11. The Respondent scoffs at the claims by the Applicant as laughable. He says that two of the properties in question wereproperties he acquired through transmission from his father vide Nakuru High Court Succession Cause No. 500 of 1997. The Respondent argues that judgment at the Court of Appeal in the matter which paved way for the Confirmation of Grant of Representation on 31/07/2017 did not come until 13/02/2015 – long after he had divorced the Applicant. The Respondent has annexed both the judgment of the Court of Appeal as well as the Certificate of Confirmation of Grant with respect to his father’s estate. He has also attached a Certificate of Grant with respect to his sister, Mary Komen, which bequeathed to him the third parcel of land. The Rectified Certificate of Confirmation of that Grant was only issued on 29/09/2017. All these, says the Respondent, happened long after his marriage to the Applicant ended in divorce in 2007. Since the properties were not acquired jointly and were not utilized as a matrimonial home, the Respondent argues, they cannot form part of matrimonial property.

12. Moreover, argues the Respondent, it would be impossible for the Applicant to demonstrate a prima facie case since the marriage is already irrevocably dissolved. The Respondent argues that by dint of section 40 of the Matrimonial Causes Act a party to an irrevocably dissolved marriage can no longer bring an action for distribution of matrimonial property.

13. As I have stated above, I have to be careful not to reach anything more than provisional findings in order not to prejudge or embarrass the main suit. Even with this in mind, I must find that

I am not persuaded that the Applicant has, on the basis of what has been placed before the Court at this time, that she has a prima faciecase sufficient to warrant the grant of interlocutory reliefs. First, there is evidence, which the Applicant has not contested, that the marriage ended in 2009. It was, therefore, incumbent upon her to demonstrate that any property she claims was acquired or became matrimonial property before then. Second, while the Respondent has placed before the Court evidence to demonstrate that the properties in question became his property through transmission after the dissolution of the marriage, the Applicant has not rebutted this claim and neither has she placed any evidence to demonstrate that the three properties or any of them were utilized as matrimonial home before the dissolution of the marriage. On this score alone, and without more, I would hold that the Applicant has failed to establish a prima facie case for purposes of grant of an interlocutory injunction.

14. If I were to reach the second and third Giella factors, they, too, would go against the Applicant. There is no showing that she would suffer irreparable damage if the injunctive relief she seeks is not granted. Indeed, she has not been in possession of any of the three properties at least since 2009; and neither does she make any claim that should she succeed in the suit the Respondent would be unable to pay her for her share. Finally, since the Respondent has been in exclusive possession at least since 2009, equities lie in his favour to keep such possession during the pendency of the suit.

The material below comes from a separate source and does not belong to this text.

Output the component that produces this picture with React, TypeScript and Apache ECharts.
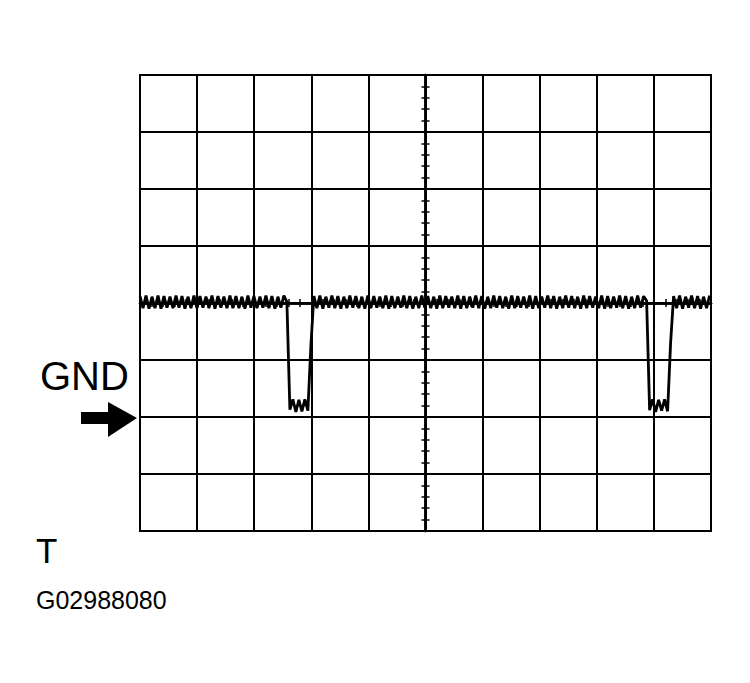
import React, { useEffect, useRef } from 'react';
import * as echarts from 'echarts';

// scope trace, sampled every SAMPLE_STEP divisions (x 0..10 div, y in div above GND)
const SAMPLE_STEP = 0.0525;

const rippleA = [
  2.12, 1.91, 2.13, 1.9, 2.11, 1.91, 2.13, 1.9, 2.12, 1.92,
  2.11, 1.91, 2.13, 1.92, 2.12, 1.9, 2.11, 1.91, 2.13, 1.91,
  2.12, 1.92, 2.11, 1.91, 2.13, 1.9, 2.12, 1.92, 2.11, 1.91,
  2.13, 1.91, 2.12, 1.91, 2.11, 1.9, 2.13, 1.92, 2.12, 1.91,
  2.11, 1.92, 2.13, 1.91, 2.12, 1.9, 2.11, 1.92, 2.13, 2.02,
];
const dipA = [0.13, 0.31, 0.09, 0.3, 0.1, 0.31, 0.11, 1.25];
const rippleB = [
  2.12, 1.91, 2.13, 1.9, 2.11, 1.92, 2.13, 1.91, 2.12, 1.9,
  2.11, 1.91, 2.13, 1.92, 2.12, 1.91, 2.11, 1.9, 2.13, 1.91,
  2.12, 1.92, 2.11, 1.91, 2.13, 1.9, 2.12, 1.91, 2.11, 1.92,
  2.13, 1.91, 2.12, 1.9, 2.11, 1.91, 2.13, 1.92, 2.12, 1.91,
  2.11, 1.9, 2.13, 1.91, 2.12, 1.92, 2.11, 1.91, 2.13, 1.9,
  2.12, 1.91, 2.11, 1.92, 2.13, 1.91, 2.12, 1.9, 2.11, 1.91,
  2.13, 1.92, 2.12, 1.91, 2.11, 1.9, 2.13, 1.91, 2.12, 1.92,
  2.11, 1.91, 2.13, 1.9, 2.12, 1.91, 2.11, 1.92, 2.13, 1.91,
  2.12, 1.9, 2.11, 1.91, 2.13, 1.92, 2.12, 1.91, 2.11, 1.9,
  2.13, 1.91, 2.12, 1.92, 2.11, 1.91, 2.13, 1.9, 2.12, 1.91,
  2.11, 1.92, 2.13, 1.91, 2.12, 1.9, 2.11, 1.91, 2.13, 1.92,
  2.12, 2.04,
];
const dipB = [0.12, 0.31, 0.09, 0.3, 0.11, 0.31, 0.1, 1.3];
const rippleC = [2.12, 1.91, 2.13, 1.9, 2.11, 1.92, 2.13, 1.91, 2.12, 1.9, 2.11, 1.91, 2.13];

const samples = [...rippleA, ...dipA, ...rippleB, ...dipB, ...rippleC];

const labelGnd = 'GND';
const labelTime = 'T';
const figureId = 'G02988080';

const FONT = '"Liberation Sans", Arial, sans-serif';

const centerAxisX = (position: 'top' | 'bottom') => ({
  type: 'value' as const,
  min: -5,
  max: 5,
  interval: 1,
  position,
  axisLine: { show: true, onZero: true, onZeroAxisIndex: 1, lineStyle: { color: '#000', width: 2.5 } },
  axisTick: { show: false },
  minorTick: { show: true, splitNumber: 5, length: 4, lineStyle: { color: '#000', width: 1.5 } },
  axisLabel: { show: false },
  splitLine: { show: false },
});

const centerAxisY = (position: 'left' | 'right') => ({
  type: 'value' as const,
  min: -4,
  max: 4,
  interval: 1,
  position,
  axisLine: { show: true, onZero: true, onZeroAxisIndex: 1, lineStyle: { color: '#000', width: 2.5 } },
  axisTick: { show: false },
  minorTick: { show: true, splitNumber: 5, length: 4, lineStyle: { color: '#000', width: 1.5 } },
  axisLabel: { show: false },
  splitLine: { show: false },
});

const App: React.FC = () => {
  const chartRef = useRef<HTMLDivElement>(null);

  useEffect(() => {
    if (!chartRef.current) return;
    const chart = echarts.init(chartRef.current, undefined, { renderer: 'svg' });

    chart.setOption({
      animation: false,
      backgroundColor: '#fff',
      grid: {
        left: 140,
        right: 39,
        top: 75,
        bottom: 152,
        show: true,
        borderColor: '#000',
        borderWidth: 2,
      },
      xAxis: [
        {
          type: 'value',
          min: 0,
          max: 10,
          interval: 1,
          axisLine: { show: false },
          axisTick: { show: false },
          axisLabel: { show: false },
          splitLine: { show: true, lineStyle: { color: '#000', width: 2 } },
        },
        centerAxisX('bottom'),
        centerAxisX('top'),
      ],
      yAxis: [
        {
          type: 'value',
          min: -2,
          max: 6,
          interval: 1,
          axisLine: { show: false },
          axisTick: { show: false },
          axisLabel: { show: false },
          splitLine: { show: true, lineStyle: { color: '#000', width: 2 } },
        },
        centerAxisY('left'),
        centerAxisY('right'),
      ],
      series: [
        {
          type: 'line',
          xAxisIndex: 0,
          yAxisIndex: 0,
          data: samples.map((v, i) => [i * SAMPLE_STEP, v]),
          showSymbol: false,
          symbol: 'none',
          clip: true,
          lineStyle: { color: '#000', width: 2.8 },
          z: 5,
        },
      ],
      graphic: [
        {
          type: 'text',
          x: 40,
          y: 376,
          style: { text: labelGnd, font: `40px ${FONT}`, fill: '#000', verticalAlign: 'middle' },
        },
        {
          type: 'polygon',
          shape: {
            points: [
              [81, 412],
              [108, 412],
              [108, 402],
              [137, 418],
              [108, 437],
              [108, 424],
              [81, 424],
            ],
          },
          style: { fill: '#000' },
        },
        {
          type: 'text',
          x: 36,
          y: 550,
          style: { text: labelTime, font: `35px ${FONT}`, fill: '#000', verticalAlign: 'middle' },
        },
        {
          type: 'text',
          x: 36,
          y: 600,
          style: { text: figureId, font: `25px ${FONT}`, fill: '#000', verticalAlign: 'middle' },
        },
      ],
    });

    return () => {
      chart.dispose();
    };
  }, []);

  return (
    <div
      ref={chartRef}
      style={{ position: 'absolute', left: 0, top: 0, width: '750px', height: '683px' }}
    ></div>
  );
};

export default App;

15. At this point in the trial, the less that is said the better. The upshot is that the Application dated 05/03/2020 is without merit and it is hereby dismissed. Costs will be in the cause.

16. Orders accordingly.

Dated and delivered at Nakuru this 16thday of December, 2020.

.........................

JOEL NGUGI

JUDGE

NOTE:This judgment was delivered by video-conference pursuant to various Practice Directives by the Honourable Chief Justice authorizing the appropriate use of technology to conduct proceedings and deliver judgments in response to the COVID-19 Pandemic.